Die Kirche selbst wird der Stiftung Autobahnkirche Andeer gehören. Laut
Stiftungszweck soll der Bau der Öffentlichkeit als Ort der Rast und
Ruhe, des Gebets und der Spiritualität dienen. Kirchliche Handlungen im
engeren Sinn, wie Taufe, Kommunion, Konfirmation oder Firmung,
Vermählung oder Abdankung, sollen dort nicht stattfinden.
Im Tal der Wegkirchen
Als eine touristische Aufwertung seines Heimatdorfes Andeer empfindet
Martin Cantieni die geplante Kirche. Etwa fünf Millionen Menschen
befahren jährlich die A13, die nach dem Gotthard wichtigste
Alpentransversale der Schweiz. «Für diese Durchreisenden planen wir die
Kirche», sagt Cantieni. «Wir wünschen uns, dass Reisende anhalten und
unser schönes Tal geniessen.»
Sein Heimattal, das Val Schons, pflegt eine lange Tradition der Wegkirchen,
liegt es doch an einer der ältesten und wichtigsten Transitstrecken von
Nord nach Süd.
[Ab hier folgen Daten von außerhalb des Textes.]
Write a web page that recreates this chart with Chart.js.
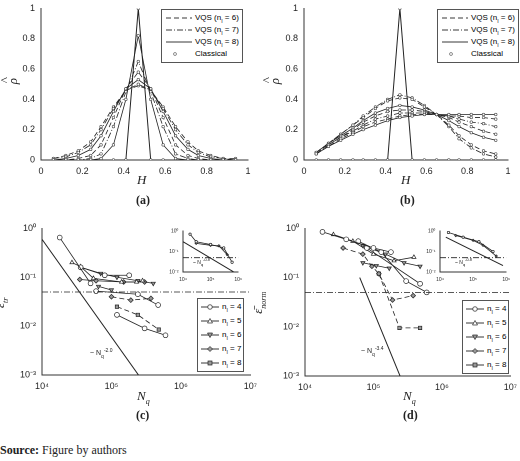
<!DOCTYPE html>
<html><head><meta charset="utf-8">
<script src="https://cdn.jsdelivr.net/npm/chart.js@4"></script>
<style>
body{margin:0;background:#fff;font-family:"Liberation Sans",Arial,sans-serif;}
#wrap{position:relative;width:520px;height:461px;overflow:hidden;}
canvas{position:absolute;}
.t{position:absolute;color:#222;white-space:nowrap;}
.ser{font-family:"Liberation Serif",serif;}
.lg{position:absolute;border:1px solid #555;background:#fff;font-size:8px;padding:2px 3px;}
.lg div{height:12px;line-height:12px;}
.lg svg{vertical-align:middle;margin-right:2px;}
</style></head><body><div id="wrap">
<canvas id="ca"></canvas><canvas id="cb"></canvas><canvas id="cc"></canvas><canvas id="cd"></canvas>
<canvas id="ic"></canvas><canvas id="id"></canvas>
</div>
<script>
// H grid (classical sample points)
const H = [0.06,0.12,0.18,0.24,0.29,0.35,0.41,0.47,0.53,0.59,0.65,0.71,0.76,0.82,0.88,0.94];
const classical = [0,0,0,0,0,0,0,1,0,0,0,0,0,0,0,0];
// panel (a) VQS curves
const a1 = [0,0,0,0,0.01,0.1,0.4,0.82,0.4,0.1,0.01,0,0,0,0,0];
const a2 = [0,0,0,0.01,0.04,0.22,0.45,0.65,0.45,0.22,0.04,0.01,0,0,0,0];
const a3 = [0,0,0.01,0.03,0.1,0.28,0.47,0.58,0.47,0.28,0.1,0.03,0.01,0,0,0];
const a4 = [0,0.01,0.03,0.07,0.16,0.32,0.47,0.53,0.47,0.32,0.16,0.07,0.03,0.01,0,0];
const a5 = [0.01,0.02,0.05,0.1,0.2,0.34,0.46,0.5,0.46,0.34,0.2,0.1,0.05,0.02,0.01,0];
const a6 = [0.01,0.03,0.06,0.12,0.22,0.35,0.46,0.49,0.46,0.35,0.22,0.12,0.06,0.03,0.01,0.01];
// panel (b) VQS curves
const b1 = [0.04,0.09,0.13,0.17,0.2,0.23,0.26,0.28,0.29,0.3,0.3,0.3,0.3,0.3,0.3,0.3];
const b2 = [0.04,0.09,0.14,0.18,0.22,0.25,0.27,0.29,0.3,0.3,0.3,0.29,0.29,0.28,0.28,0.27];
const b3 = [0.04,0.1,0.15,0.19,0.23,0.27,0.29,0.31,0.31,0.31,0.3,0.29,0.27,0.25,0.24,0.22];
const b4 = [0.05,0.1,0.15,0.2,0.25,0.29,0.32,0.33,0.33,0.32,0.3,0.28,0.25,0.22,0.19,0.17];
const b5 = [0.05,0.11,0.16,0.21,0.26,0.31,0.34,0.36,0.35,0.33,0.3,0.26,0.22,0.18,0.15,0.13];
const b6 = [0.05,0.11,0.17,0.23,0.28,0.34,0.39,0.41,0.4,0.35,0.3,0.23,0.16,0.1,0.06,0.04];
const b7 = [0.05,0.11,0.17,0.23,0.29,0.35,0.4,0.43,0.41,0.36,0.3,0.22,0.14,0.08,0.04,0.02];
// panel (c) error vs Nq  [Nq, err]
const c4a = [[1.8e4,0.65],[5e4,0.075]];
const c4b = [[6e4,0.052],[2.4e5,0.045],[4.7e5,0.027]];
const c4c = [[1.2e5,0.017],[3e5,0.009],[6e5,0.0065]];
const c4d = [[3.6e4,0.16],[8e4,0.11],[1.8e5,0.11]];
const c5 = [[2.7e4,0.2],[3.6e4,0.165],[5.5e4,0.095],[1.4e5,0.08],[2.3e5,0.08],[2.8e5,0.085]];
const c6a = [[3.6e4,0.16],[7e4,0.12],[1.2e5,0.1],[2.4e5,0.085],[4e5,0.075]];
const c6b = [[6.5e4,0.065],[1e5,0.055]];
const c7a = [[3.5e4,0.09],[6e4,0.085],[1.5e5,0.08],[3e5,0.08]];
const c7b = [[1e5,0.04],[1.9e5,0.034],[3.7e5,0.037]];
const c8 = [[1.2e5,0.025],[2.4e5,0.017],[4.8e5,0.0085]];
const cRef = [[1e4,0.6],[2.5e5,0.00096]];
// panel (d)
const d4a = [[1.8e4,0.85],[4e4,0.6],[1e5,0.4],[1.8e5,0.33]];
const d4b = [[6e4,0.55],[1.3e5,0.33],[3e5,0.085],[6e5,0.05]];
const d4c = [[8e4,0.4],[4.8e5,0.075]];
const d5 = [[2.6e4,0.75],[5e4,0.55],[1e5,0.3],[2e5,0.22],[3.9e5,0.26]];
const d6a = [[7e4,0.45],[1.5e5,0.3],[2.8e5,0.2],[4.8e5,0.17]];
const d6b = [[7e4,0.2],[1.1e5,0.175],[1.7e5,0.155]];
const d7 = [[3.6e4,0.4],[7e4,0.3],[9.5e4,0.17],[1.2e5,0.12],[1.9e5,0.035],[3.8e5,0.043]];
const d8 = [[1.2e5,0.12],[2.4e5,0.0095],[4.8e5,0.0095]];
const dRef = [[6.3e4,0.1],[2.5e5,0.00093]];
const tol = [[1e4,0.05],[1e7,0.05]];
// insets
const ic1 = [[1.8e4,0.7],[3e4,0.3],[1e5,0.22],[3e5,0.15],[6e5,0.03]];
const ic2 = [[3e4,0.25],[1e5,0.2],[2e5,0.19],[4e5,0.07]];
const icRef = [[1e4,0.3],[8e5,0.0089]];
const id1 = [[1.8e4,0.85],[5e4,0.5],[1.5e5,0.3],[4e5,0.1]];
const id2 = [[3e4,0.6],[1e5,0.35],[2e5,0.2],[5e5,0.06]];
const idRef = [[1.5e4,0.5],[8e5,0.0205]];
const itol = [[1e4,0.05],[1e6,0.05]];

const DASH=[5,3], DOT=[6,2,1,2];
const pos=(id,l,t,w,h)=>{const c=document.getElementById(id);c.style.left=l+'px';c.style.top=t+'px';c.width=w;c.height=h;return c;};
const sup={'-':'⁻','0':'⁰','1':'¹','2':'²','3':'³','4':'⁴','5':'⁵','6':'⁶','7':'⁷'};
const pow=v=>{const e=Math.log10(v);if(Math.abs(e-Math.round(e))>1e-6)return '';return '10'+String(Math.round(e)).split('').map(c=>sup[c]).join('');};
const tk={color:'#222',font:{size:9,family:'Liberation Sans'}};
const ax=(o)=>Object.assign({grid:{display:false,drawTicks:true,tickLength:3,color:'#333'},border:{color:'#333'},ticks:tk},o);

function line(data,dash,w){return {data:H.map((h,i)=>({x:h,y:data[i]})),borderColor:'#222',borderWidth:w||0.8,borderDash:dash||[],pointRadius:1.3,pointBackgroundColor:'#fff',pointBorderColor:'#444',pointBorderWidth:0.6,showLine:true};}
function hPanel(id,left,curves){
  const ds=curves.map(c=>line(c[0],c[1]));
  ds.push(line(classical,[],1));
  new Chart(pos(id,left,0,260,185),{type:'scatter',data:{datasets:ds},options:{animation:false,responsive:false,devicePixelRatio:2,
    layout:{padding:{top:3,right:12,left:0}},plugins:{legend:{display:false},tooltip:{enabled:false}},
    scales:{x:ax({min:0,max:1,afterFit:s=>{s.height=25},ticks:Object.assign({stepSize:0.2,maxRotation:0,callback:v=>+v.toFixed(1)},tk)}),
            y:ax({min:0,max:1,afterFit:s=>{s.width=left?44:41},ticks:Object.assign({stepSize:0.2,callback:v=>+v.toFixed(1)},tk)})}}});
}
hPanel('ca',0,[[a1,[]],[a2,DOT],[a3,DASH],[a4,[]],[a5,DOT],[a6,DASH]]);
hPanel('cb',260,[[b1,[]],[b2,DASH],[b3,DOT],[b4,DASH],[b5,[]],[b6,DASH],[b7,DOT]]);

const M={4:['circle',0,'#fff'],5:['triangle',0,'#fff'],6:['triangle',180,'#999'],7:['rectRot',0,'#999'],8:['rect',0,'#999']};
function ser(pts,n,dash,r){const m=M[n];return {data:pts.map(p=>({x:p[0],y:p[1]})),showLine:true,borderColor:'#222',borderWidth:0.8,borderDash:dash||[],
  pointStyle:m[0],rotation:m[1],pointBackgroundColor:m[2],pointBorderColor:'#222',pointBorderWidth:0.7,pointRadius:r||2.4};}
function ref(pts,dash){return {data:pts.map(p=>({x:p[0],y:p[1]})),showLine:true,borderColor:'#222',borderWidth:dash?0.8:1,borderDash:dash||[],pointRadius:0};}
function nPanel(id,left,top,w,h,ds,xr,yr,padL,small){
  const t=small?{color:'#222',font:{size:5}}:tk;
  new Chart(pos(id,left,top,w,h),{type:'scatter',data:{datasets:ds},options:{animation:false,responsive:false,devicePixelRatio:2,
    layout:{padding:{top:small?2:5,right:small?4:7,left:0}},plugins:{legend:{display:false},tooltip:{enabled:false}},
    scales:{x:ax({type:'logarithmic',min:xr[0],max:xr[1],afterFit:s=>{s.height=small?9:22},ticks:Object.assign({autoSkip:false,maxRotation:0,callback:pow},t),grid:{display:false,tickLength:small?1.5:3}}),
            y:ax({type:'logarithmic',min:yr[0],max:yr[1],afterFit:s=>{s.width=padL},ticks:Object.assign({autoSkip:false,callback:pow},t),grid:{display:false,tickLength:small?1.5:3}})}}});
}
nPanel('cc',0,220,260,177,[ref(cRef),ref(tol,DOT),ser(c4a,4),ser(c4b,4),ser(c4c,4),ser(c4d,4),ser(c5,5),ser(c6a,6),ser(c6b,6),ser(c7a,7),ser(c7b,7,DASH),ser(c8,8,DASH)],[1e4,1e7],[1e-3,1],42);
nPanel('cd',260,220,260,178,[ref(dRef),ref(tol,DOT),ser(d4a,4),ser(d4b,4),ser(d4c,4),ser(d5,5),ser(d6a,6),ser(d6b,6),ser(d7,7,DASH),ser(d8,8,DASH)],[1e4,1e7],[1e-3,1],45);
nPanel('ic',165,225,80,56,[ref(icRef),ref(itol,DOT),ser(ic1,4,[],1.2),ser(ic2,7,[],1.2)],[1e4,1e6],[1e-2,1],18,true);
nPanel('id',423,225,90,56,[ref(idRef),ref(itol,DOT),ser(id1,4,[],1.2),ser(id2,7,[],1.2)],[1e4,1e6],[1e-2,1],17,true);
</script>
<script>
const W=document.getElementById('wrap');
function txt(html,x,y,cls,style){const d=document.createElement('div');d.className='t '+(cls||'');d.style.left=x+'px';d.style.top=y+'px';if(style)d.style.cssText+=style;d.innerHTML=html;W.appendChild(d);return d;}
const sw=(dash,mk,w)=>`<svg width="${w||28}" height="8"><line x1="1" y1="4" x2="${(w||28)-1}" y2="4" stroke="#222" stroke-width="0.9" stroke-dasharray="${dash}"/>${mk||''}</svg>`;
function lgH(x){const d=document.createElement('div');d.className='lg';d.style.left=x+'px';d.style.top='9px';
 d.innerHTML=`<div>${sw('5,3')}VQS (n<sub style="font-size:5px">I</sub> = 6)</div><div>${sw('6,2,1,2')}VQS (n<sub style="font-size:5px">I</sub> = 7)</div><div>${sw('')}VQS (n<sub style="font-size:5px">I</sub> = 8)</div><div><svg width="28" height="8"><circle cx="10" cy="4" r="1.5" fill="#fff" stroke="#444" stroke-width="0.6"/></svg>Classical</div>`;W.appendChild(d);}
lgH(161);lgH(437);
const mk={4:'<circle cx="10" cy="4" r="2.3" fill="#fff" stroke="#222" stroke-width="0.7"/>',5:'<polygon points="10,1.5 12.5,6 7.5,6" fill="#fff" stroke="#222" stroke-width="0.7"/>',6:'<polygon points="10,6.5 12.5,2 7.5,2" fill="#999" stroke="#222" stroke-width="0.7"/>',7:'<polygon points="10,1.5 12.5,4 10,6.5 7.5,4" fill="#999" stroke="#222" stroke-width="0.7"/>',8:'<rect x="8" y="2" width="4" height="4" fill="#999" stroke="#222" stroke-width="0.7"/>'};
function lgN(x,y){const d=document.createElement('div');d.className='lg';d.style.left=x+'px';d.style.top=y+'px';d.style.padding='1px 2px';
 d.innerHTML=[4,5,6,7,8].map(n=>`<div style="height:14px;line-height:14px">${sw('',mk[n],20)}n<sub style="font-size:5px">I</sub> = ${n}</div>`).join('');W.appendChild(d);}
lgN(197,298);lgN(462,300);
// axis titles
const rho='<i style="position:relative">ρ<span style="position:absolute;left:1px;top:-8px;font-style:normal">^</span></i>';
txt('<i>H</i>',137,172,'ser','font-size:13px');txt('<i>H</i>',401,172,'ser','font-size:13px');
txt(rho,10,73,'ser','font-size:13px;transform:rotate(-90deg)');txt(rho,272,73,'ser','font-size:13px;transform:rotate(-90deg)');
txt('<i>N<sub style="font-size:8px">q</sub></i>',137,388,'ser','font-size:13px');txt('<i>N<sub style="font-size:8px">q</sub></i>',403,388,'ser','font-size:13px');
txt('<i>ε̄<sub style="font-size:8px">tr</sub></i>',-4,294,'ser','font-size:13px;transform:rotate(-90deg)');
txt('<i>ε̄<sub style="font-size:8px">norm</sub></i>',248,294,'ser','font-size:13px;transform:rotate(-90deg)');
// panel letters
txt('<b>(a)</b>',136,193,'ser','font-size:12px');txt('<b>(b)</b>',400,193,'ser','font-size:12px');
txt('<b>(c)</b>',136,408,'ser','font-size:12px');txt('<b>(d)</b>',403,408,'ser','font-size:12px');
txt('<b>Source:</b> Figure by authors',0,443,'ser','font-size:12px');
// slope notes
txt('~ N<sub style="font-size:5px">q</sub><sup style="font-size:5px">-2.0</sup>',90,347,'','font-size:7px');
txt('~ N<sub style="font-size:5px">q</sub><sup style="font-size:5px">-3.4</sup>',361,345,'','font-size:7px');
txt('~ N<sub style="font-size:4px">q</sub><sup style="font-size:4px">-0.8</sup>',193,257,'','font-size:5px');
txt('~ N<sub style="font-size:4px">q</sub><sup style="font-size:4px">-0.8</sup>',455,257,'','font-size:5px');
</script></body></html>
Die sogenannte Commercialstrasse, die in Chur beginnt und von Thusis über den Splügenpass bis Chiavenna sowie über den
San-Bernardino-Pass bis nach Bellinzona führt, feiert dieses Jahr ihr
200-jähriges Jubiläum. Das Modell der Autobahnkirche zeigt bereits jetzt vor Ort, wie sich die Kirche in die Landschaft fügt.